**Requirements**
Pictures aside, quote the whole listing exactly.

··· Data excerpt

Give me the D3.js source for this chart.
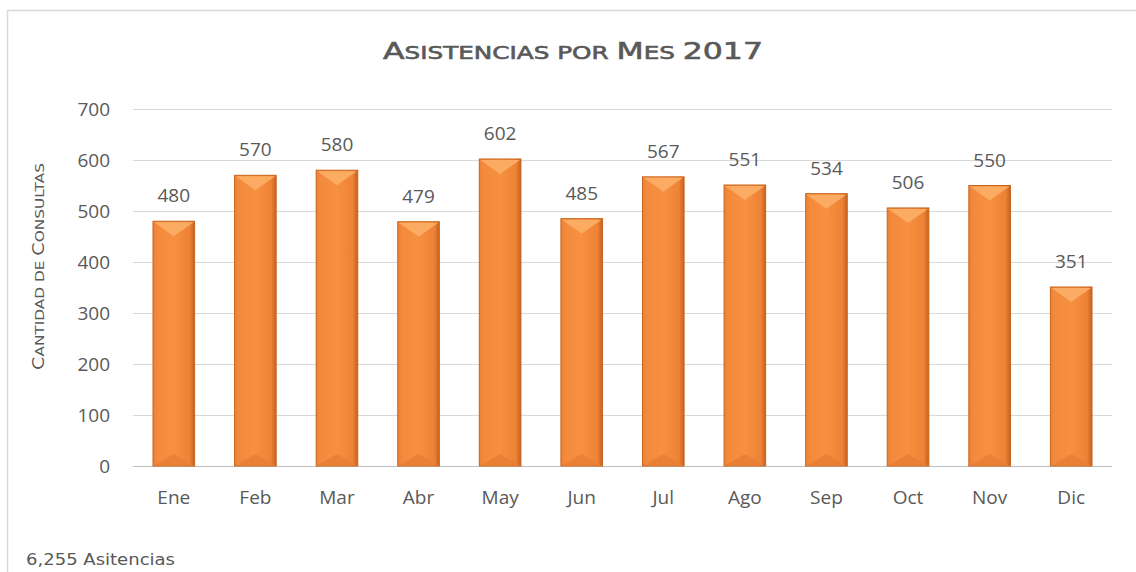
<!DOCTYPE html>
<html>
<head>
<meta charset="utf-8">
<script src="https://cdn.jsdelivr.net/npm/d3@7"></script>
<style>
  body { margin: 0; background: #fff; }
  text { font-family: "Open Sans", "DejaVu Sans", sans-serif; fill: #595959; }
</style>
</head>
<body>
<script>
// data
var months = ["Ene", "Feb", "Mar", "Abr", "May", "Jun", "Jul", "Ago", "Sep", "Oct", "Nov", "Dic"];
var asistencias = [480, 570, 580, 479, 602, 485, 567, 551, 534, 506, 550, 351];
var yTicks = [0, 100, 200, 300, 400, 500, 600, 700];

var W = 1136, H = 572;
var plotLeft = 133, plotRight = 1112, plotTop = 109, plotBottom = 466;

var svg = d3.select("body").append("svg")
  .attr("width", W)
  .attr("height", H);

// chart frame (runs off the right and bottom of the picture)
svg.append("path")
  .attr("d", "M7.5," + H + "V10.5H" + W)
  .attr("fill", "none")
  .attr("stroke", "#d9d9d9")
  .attr("stroke-width", 1.5);

var x = d3.scaleBand().domain(months).range([plotLeft, plotRight]).paddingInner(0.49).paddingOuter(0.245);
var y = d3.scaleLinear().domain([0, 700]).range([plotBottom, plotTop]);

// gradient for the bevelled bars
var defs = svg.append("defs");
var g = defs.append("linearGradient").attr("id", "barGrad")
  .attr("x1", "0").attr("x2", "1").attr("y1", "0").attr("y2", "0");
g.append("stop").attr("offset", "0").attr("stop-color", "#ee8236");
g.append("stop").attr("offset", "0.12").attr("stop-color", "#f38a3c");
g.append("stop").attr("offset", "0.5").attr("stop-color", "#f79040");
g.append("stop").attr("offset", "0.88").attr("stop-color", "#ee8236");
g.append("stop").attr("offset", "1").attr("stop-color", "#c4611f");

// gridlines
svg.append("g").selectAll("line")
  .data(yTicks)
  .enter().append("line")
  .attr("x1", plotLeft).attr("x2", plotRight)
  .attr("y1", function (d) { return Math.round(y(d)) + 0.5; })
  .attr("y2", function (d) { return Math.round(y(d)) + 0.5; })
  .attr("stroke", function (d) { return d === 0 ? "#bfbfbf" : "#d9d9d9"; })
  .attr("stroke-width", 1);

// y axis labels
var yAxis = svg.append("g")
  .attr("transform", "translate(" + (plotLeft - 23) + ",0)")
  .call(d3.axisLeft(y).tickValues(yTicks).tickSize(0).tickPadding(0));
yAxis.select(".domain").remove();
yAxis.selectAll("text")
  .style("font-size", "19px")
  .attr("fill", "#595959");

// x axis labels
var xAxis = svg.append("g")
  .attr("transform", "translate(0," + plotBottom + ")")
  .call(d3.axisBottom(x).tickSize(0).tickPadding(25));
xAxis.select(".domain").remove();
xAxis.selectAll("text")
  .style("font-size", "19px")
  .attr("fill", "#595959");

// bars
var bars = svg.append("g").selectAll("g.bar")
  .data(asistencias)
  .enter().append("g").attr("class", "bar");

bars.append("rect")
  .attr("x", function (d, i) { return x(months[i]); })
  .attr("y", function (d) { return y(d); })
  .attr("width", x.bandwidth())
  .attr("height", function (d) { return plotBottom - y(d); })
  .attr("fill", "url(#barGrad)")
  .attr("stroke", "#c8651f")
  .attr("stroke-width", 1);

// top bevel (light triangle)
bars.append("path")
  .attr("d", function (d, i) {
    var x0 = x(months[i]), w = x.bandwidth(), t = y(d);
    return "M" + (x0 + 1) + "," + (t + 1) + "L" + (x0 + w - 1) + "," + (t + 1) + "L" + (x0 + w / 2) + "," + (t + 15) + "Z";
  })
  .attr("fill", "#fbab62");

// bottom bevel (slightly darker)
bars.append("path")
  .attr("d", function (d, i) {
    var x0 = x(months[i]), w = x.bandwidth();
    return "M" + (x0 + 1) + "," + (plotBottom - 0.5) + "L" + (x0 + w - 1) + "," + (plotBottom - 0.5) + "L" + (x0 + w / 2) + "," + (plotBottom - 12) + "Z";
  })
  .attr("fill", "#e98035");

// value labels
bars.append("text")
  .attr("x", function (d, i) { return x(months[i]) + x.bandwidth() / 2; })
  .attr("y", function (d) { return y(d) - 19; })
  .attr("text-anchor", "middle")
  .style("font-size", "19px")
  .attr("fill", "#404040")
  .text(function (d) { return d; });

// title
var title = svg.append("text")
  .attr("x", 383).attr("y", 59)
  .attr("textLength", 380)
  .attr("lengthAdjust", "spacingAndGlyphs")
  .style("font-family", "'DejaVu Sans', sans-serif")
  .style("font-size", "23px")
  .attr("fill", "#595959")
  .attr("stroke", "#595959")
  .attr("stroke-width", 0.6);
title.append("tspan").text("A");
title.append("tspan").style("font-size", "18px").text("SISTENCIAS POR ");
title.append("tspan").text("M");
title.append("tspan").style("font-size", "18px").text("ES ");
title.append("tspan").text("2017");

// y axis title
var yt = svg.append("text")
  .attr("transform", "translate(43.5,266.5) rotate(-90)")
  .attr("x", -103.5)
  .attr("textLength", 207)
  .attr("lengthAdjust", "spacingAndGlyphs")
  .style("font-family", "'DejaVu Sans', sans-serif")
  .style("font-size", "15px")
  .attr("fill", "#404040");
yt.append("tspan").text("C");
yt.append("tspan").style("font-size", "12px").text("ANTIDAD DE ");
yt.append("tspan").text("C");
yt.append("tspan").style("font-size", "12px").text("ONSULTAS");

// footnote
svg.append("text")
  .attr("x", 26).attr("y", 565)
  .attr("textLength", 149)
  .attr("lengthAdjust", "spacingAndGlyphs")
  .style("font-family", "'DejaVu Sans', sans-serif")
  .style("font-size", "16px")
  .attr("fill", "#595959")
  .text("6,255 Asitencias");
</script>
</body>
</html>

······

**Answer to the exercise**
Give me the D3.js source for this chart.
<!DOCTYPE html>
<html>
<head>
<meta charset="utf-8">
<script src="https://cdn.jsdelivr.net/npm/d3@7"></script>
<style>
  body { margin: 0; background: #fff; }
  text { font-family: "Open Sans", "DejaVu Sans", sans-serif; fill: #595959; }
</style>
</head>
<body>
<script>
// data
var months = ["Ene", "Feb", "Mar", "Abr", "May", "Jun", "Jul", "Ago", "Sep", "Oct", "Nov", "Dic"];
var asistencias = [480, 570, 580, 479, 602, 485, 567, 551, 534, 506, 550, 351];
var yTicks = [0, 100, 200, 300, 400, 500, 600, 700];

var W = 1136, H = 572;
var plotLeft = 133, plotRight = 1112, plotTop = 109, plotBottom = 466;

var svg = d3.select("body").append("svg")
  .attr("width", W)
  .attr("height", H);

// chart frame (runs off the right and bottom of the picture)
svg.append("path")
  .attr("d", "M7.5," + H + "V10.5H" + W)
  .attr("fill", "none")
  .attr("stroke", "#d9d9d9")
  .attr("stroke-width", 1.5);

var x = d3.scaleBand().domain(months).range([plotLeft, plotRight]).paddingInner(0.49).paddingOuter(0.245);
var y = d3.scaleLinear().domain([0, 700]).range([plotBottom, plotTop]);

// gradient for the bevelled bars
var defs = svg.append("defs");
var g = defs.append("linearGradient").attr("id", "barGrad")
  .attr("x1", "0").attr("x2", "1").attr("y1", "0").attr("y2", "0");
g.append("stop").attr("offset", "0").attr("stop-color", "#ee8236");
g.append("stop").attr("offset", "0.12").attr("stop-color", "#f38a3c");
g.append("stop").attr("offset", "0.5").attr("stop-color", "#f79040");
g.append("stop").attr("offset", "0.88").attr("stop-color", "#ee8236");
g.append("stop").attr("offset", "1").attr("stop-color", "#c4611f");

// gridlines
svg.append("g").selectAll("line")
  .data(yTicks)
  .enter().append("line")
  .attr("x1", plotLeft).attr("x2", plotRight)
  .attr("y1", function (d) { return Math.round(y(d)) + 0.5; })
  .attr("y2", function (d) { return Math.round(y(d)) + 0.5; })
  .attr("stroke", function (d) { return d === 0 ? "#bfbfbf" : "#d9d9d9"; })
  .attr("stroke-width", 1);

// y axis labels
var yAxis = svg.append("g")
  .attr("transform", "translate(" + (plotLeft - 23) + ",0)")
  .call(d3.axisLeft(y).tickValues(yTicks).tickSize(0).tickPadding(0));
yAxis.select(".domain").remove();
yAxis.selectAll("text")
  .style("font-size", "19px")
  .attr("fill", "#595959");

// x axis labels
var xAxis = svg.append("g")
  .attr("transform", "translate(0," + plotBottom + ")")
  .call(d3.axisBottom(x).tickSize(0).tickPadding(25));
xAxis.select(".domain").remove();
xAxis.selectAll("text")
  .style("font-size", "19px")
  .attr("fill", "#595959");

// bars
var bars = svg.append("g").selectAll("g.bar")
  .data(asistencias)
  .enter().append("g").attr("class", "bar");

bars.append("rect")
  .attr("x", function (d, i) { return x(months[i]); })
  .attr("y", function (d) { return y(d); })
  .attr("width", x.bandwidth())
  .attr("height", function (d) { return plotBottom - y(d); })
  .attr("fill", "url(#barGrad)")
  .attr("stroke", "#c8651f")
  .attr("stroke-width", 1);

// top bevel (light triangle)
bars.append("path")
  .attr("d", function (d, i) {
    var x0 = x(months[i]), w = x.bandwidth(), t = y(d);
    return "M" + (x0 + 1) + "," + (t + 1) + "L" + (x0 + w - 1) + "," + (t + 1) + "L" + (x0 + w / 2) + "," + (t + 15) + "Z";
  })
  .attr("fill", "#fbab62");

// bottom bevel (slightly darker)
bars.append("path")
  .attr("d", function (d, i) {
    var x0 = x(months[i]), w = x.bandwidth();
    return "M" + (x0 + 1) + "," + (plotBottom - 0.5) + "L" + (x0 + w - 1) + "," + (plotBottom - 0.5) + "L" + (x0 + w / 2) + "," + (plotBottom - 12) + "Z";
  })
  .attr("fill", "#e98035");

// value labels
bars.append("text")
  .attr("x", function (d, i) { return x(months[i]) + x.bandwidth() / 2; })
  .attr("y", function (d) { return y(d) - 19; })
  .attr("text-anchor", "middle")
  .style("font-size", "19px")
  .attr("fill", "#404040")
  .text(function (d) { return d; });

// title
var title = svg.append("text")
  .attr("x", 383).attr("y", 59)
  .attr("textLength", 380)
  .attr("lengthAdjust", "spacingAndGlyphs")
  .style("font-family", "'DejaVu Sans', sans-serif")
  .style("font-size", "23px")
  .attr("fill", "#595959")
  .attr("stroke", "#595959")
  .attr("stroke-width", 0.6);
title.append("tspan").text("A");
title.append("tspan").style("font-size", "18px").text("SISTENCIAS POR ");
title.append("tspan").text("M");
title.append("tspan").style("font-size", "18px").text("ES ");
title.append("tspan").text("2017");

// y axis title
var yt = svg.append("text")
  .attr("transform", "translate(43.5,266.5) rotate(-90)")
  .attr("x", -103.5)
  .attr("textLength", 207)
  .attr("lengthAdjust", "spacingAndGlyphs")
  .style("font-family", "'DejaVu Sans', sans-serif")
  .style("font-size", "15px")
  .attr("fill", "#404040");
yt.append("tspan").text("C");
yt.append("tspan").style("font-size", "12px").text("ANTIDAD DE ");
yt.append("tspan").text("C");
yt.append("tspan").style("font-size", "12px").text("ONSULTAS");

// footnote
svg.append("text")
  .attr("x", 26).attr("y", 565)
  .attr("textLength", 149)
  .attr("lengthAdjust", "spacingAndGlyphs")
  .style("font-family", "'DejaVu Sans', sans-serif")
  .style("font-size", "16px")
  .attr("fill", "#595959")
  .text("6,255 Asitencias");
</script>
</body>
</html>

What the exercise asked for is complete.